Dos
experiencias motivan este artículo: la primera vinculada a un curso de
doctorado que en su momento dicté en la Universidad Simón Bolívar. 
Una
irreverente alumna comprometida con el régimen, rebatió un argumento
señalándome: nuestra diferencia fundamental está profesor en que usted es
liberal y yo no; la segunda está relacionada con una entrevista que por
televisión concedió recientemente el presidente de Uruguay, Pepe Mujica. 
Con
 sabiduría y respaldado por el rico andar de su larga y agitada vida, Mujica
destacaba la relevancia de la tradición liberal, independientemente de su
genuina formación socialista. Confieso que  la aseveración estudiantil
  movió el piso de mis ideas y creencias. Nunca me he sentido liberal y
siempre me he  identificado con las ideologías con fuerte contenido
social, y por su supremo valor, que no es otro que la justicia social. En suma,
en ese momento mi mente rechazó acrítica y contundentemente  el reproche
de ser liberal.
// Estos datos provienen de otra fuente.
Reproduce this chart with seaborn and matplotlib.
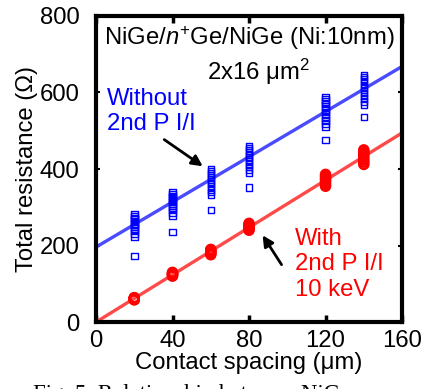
import numpy as np
import pandas as pd
import matplotlib
matplotlib.use("Agg")
import matplotlib.pyplot as plt
import seaborn as sns

# contact spacing (um)
spacing = [20, 40, 60, 80, 120, 140]

# total resistance (ohm), without 2nd P I/I (open squares)
without_20 = [281, 277, 272, 268, 263, 258, 254, 249, 244, 238, 231, 224, 173]
without_40 = [340, 335, 330, 325, 320, 315, 310, 305, 299, 293, 286, 278, 235]
without_60 = [400, 395, 390, 385, 379, 373, 367, 361, 354, 347, 340, 333, 293]
without_80 = [460, 455, 449, 443, 437, 431, 425, 419, 412, 405, 397, 390, 352]
without_120 = [588, 582, 576, 570, 563, 556, 549, 542, 535, 527, 519, 511, 476]
without_140 = [646, 640, 634, 627, 620, 613, 606, 599, 591, 584, 576, 568, 536]

# total resistance (ohm), with 2nd P I/I 10 keV (circles)
with_20 = [58, 60, 62, 63, 64, 61, 59]
with_40 = [120, 122, 124, 126, 128, 130, 125]
with_60 = [176, 179, 182, 185, 188, 190, 184]
with_80 = [240, 243, 246, 249, 252, 255, 258, 247]
with_120 = [355, 360, 365, 370, 374, 378, 382, 386]
with_140 = [412, 418, 424, 430, 436, 441, 446, 450]

# linear fits (slope, intercept)
without_fit = (2.95, 196)
with_fit = (3.09, 0)

fit_x = [0, 160]


def to_frame(groups):
    rows = []
    for x, vals in zip(spacing, groups):
        for v in vals:
            rows.append({'spacing': x, 'resistance': v})
    return pd.DataFrame(rows)


df_without = to_frame([without_20, without_40, without_60, without_80, without_120, without_140])
df_with = to_frame([with_20, with_40, with_60, with_80, with_120, with_140])

sns.set_style('ticks')
plt.rcParams['font.family'] = ['Liberation Sans', 'DejaVu Sans']
plt.rcParams['mathtext.fontset'] = 'custom'
plt.rcParams['mathtext.it'] = 'Liberation Sans:italic'
plt.rcParams['mathtext.rm'] = 'Liberation Sans'
plt.rcParams['text.color'] = 'black'
plt.rcParams['axes.labelcolor'] = 'black'
plt.rcParams['xtick.color'] = 'black'
plt.rcParams['ytick.color'] = 'black'

fig = plt.figure(figsize=(4.21, 3.89), dpi=100)
ax = fig.add_axes([0.228, 0.172, 0.727, 0.787])

blue = '#0000ff'
red = '#ff0000'
fs = 17.2

# fit lines
fx = np.array(fit_x)
sns.lineplot(x=fx, y=without_fit[0] * fx + without_fit[1], ax=ax, color='#4a4aff', lw=2.4, zorder=2)
sns.lineplot(x=fx, y=with_fit[0] * fx + with_fit[1], ax=ax, color='#ff4a4a', lw=2.4, zorder=2)

sns.scatterplot(data=df_without, x='spacing', y='resistance', ax=ax, marker='s', s=22,
                facecolor='none', edgecolor=blue, linewidth=1.0, zorder=3)
sns.scatterplot(data=df_with, x='spacing', y='resistance', ax=ax, marker='o', s=42,
                facecolor='none', edgecolor=red, linewidth=1.8, zorder=3)

ax.set_xlim(0, 160)
ax.set_ylim(0, 800)
ax.set_xticks([0, 40, 80, 120, 160])
ax.set_yticks([0, 200, 400, 600, 800])
ax.tick_params(axis='both', direction='in', labelsize=fs, width=2.5, length=5,
               top=True, right=True)
ax.tick_params(axis='x', pad=6)
ax.tick_params(axis='y', length=3, width=1.5, pad=12)
for sp in ax.spines.values():
    sp.set_linewidth(3)
    sp.set_color('black')

ax.set_xlabel('Contact spacing (\u03bcm)', fontsize=fs, labelpad=0)
ax.set_ylabel('Total resistance (\u03a9)', fontsize=fs, labelpad=1,
              family=['Liberation Sans Narrow', 'Liberation Sans'])

ax.text(0.5, 0.905, 'NiGe/$n^{+}$Ge/NiGe (Ni:10nm)', transform=ax.transAxes,
        ha='center', va='baseline', fontsize=fs)
ax.text(0.53, 0.792, '2x16 \u03bcm$^{2}$', transform=ax.transAxes,
        ha='center', va='baseline', fontsize=fs)
ax.text(5.5, 612, 'Without\n2nd P I/I', color=blue, fontsize=fs, va='top',
        linespacing=1.2)
ax.text(104, 246, 'With\n2nd P I/I\n10 keV', color=red, fontsize=fs, va='top',
        linespacing=1.2)

ax.annotate('', xy=(57, 403), xytext=(34.5, 481),
            arrowprops=dict(arrowstyle='-|>', color='black', lw=2, mutation_scale=16))
ax.annotate('', xy=(86.3, 233), xytext=(97.8, 144),
            arrowprops=dict(arrowstyle='-|>', color='black', lw=2, mutation_scale=16))

# caption, cut off at the bottom edge as in the source
fig.text(0.078, 0.012, 'Fig. 5. Relationship between NiGe', family='Liberation Serif',
         fontsize=16.5, va='top', ha='left')

fig.savefig('out.png', dpi=100)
Después de varios años y oyendo a Mujica medité críticamente y
sin prejuicios  una visión diferente que estampo a continuación.
En
primer lugar, como se sabe, el liberalismo es la primera ideología moderna,
cocinada a través de un largo proceso (que por cierto no ha cesado todavía),
cuyos orígenes se remontan en Europa (principalmente en Inglaterra, pero
también en Francia y Alemania) a mediados del siglo XVIII, pues nace unido a
ese portentoso movimiento de ideas que identificamos como Ilustración. El
liberalismo desde sus inicios tendrá una ventaja sobre la gran ideología
contrapuesta, el socialismo, pues mientras ésta fue al poco tiempo de su
desarrollo maniatada y convertida en ortodoxia por el marxismo, aquella
permaneció libre de ataduras, por lo cual hoy es más justo hablar de
liberalismos que de liberalismo. Hay en efecto liberalismos de liberalismos:
conservadores y progresistas, sociológicos y económicos, individualistas y
abiertos a lo social, respetuosos del Estado, a lo más un mal necesario, hasta
anarquistas, en fin  liberalismos, como enfatiza John Gray, que insisten
en la tolerancia como una forma ideal de vida y liberalismos que destacan el
compromiso de paz entre diferentes modos de vida.
El
único intento serio con pretensiones de maniatar y absorber el liberalismo en
una única visión ha sido el neoliberalismo, y ha estado cerca, aunque
afortunadamente no lo ha logrado todavía, de conseguirlo. 
Cuando hablamos de
neoliberalismo, para que el lector no se confunda, nos referimos a esa
 corriente del liberalismo surgida en torno a sus dos grandes gurús,
 Friedrich Hayek y Milton Friedman, y que tuvo en las reuniones de Mont
Pélerin, en Suiza, a partir del año 1947 su punto de partida y de definición de
sus líneas fundamentales. Y no sólo me refiero a ello por  su rabiosa
oposición al Estado de bienestar, recién nacido en Europa de las cenizas de la
guerra, tanto como al New Deal norteamericano, sino principalmente por la
fisura que introdujo en el liberalismo, al separar el liberalismo político y el
liberalismo económico, haciendo de éste su niña mimada bajo el sacrosanto
principio del libre mercado. 
Al desvalorizar el liberalismo político, unido a
la idea de libertad como libertad de la opresión política y la defensa
irrestricta del ideario democrático, y su expresión garantista en el Estado
constitucional democrático moderno, el neoliberalismo abrió las puertas al
autoritarismo e intentó cerrarlas a los legítimos anhelos de justicia y
libertad que hoy acompañan las luchas de los excluidos, los marginados y los
indignados, en todas las latitudes del planeta.
El
liberalismo político, entrelazado desde sus orígenes con las grandes
declaraciones de derechos, punto de partida indiscutible de la doctrina
 de los derechos humanos, y su expresión en lo que Bobbio calificó como
las grandes libertades de los modernos: la libertad personal, de manifestación
del pensamiento, de reunión y de asociación, constituye un tesoro de
incalculable valor con el cual  se identifican todas las ideologías
progresistas de la modernidad. Sin ellas la conquista de la libertad política,
el derecho ciudadano de participar directamente o por medio de representantes
elegidos en las decisiones colectivas hubiese resultado imposible 
Es en sentido
que todos somos liberales, orgullosamente liberales, independientemente de que
comulguemos con disímiles ideas de avanzada social, por la sencilla razón de
que no hay libertad social que valga si no es garantizada por esas libertades
fundamentales que el liberalismo tanto ayudó en construir.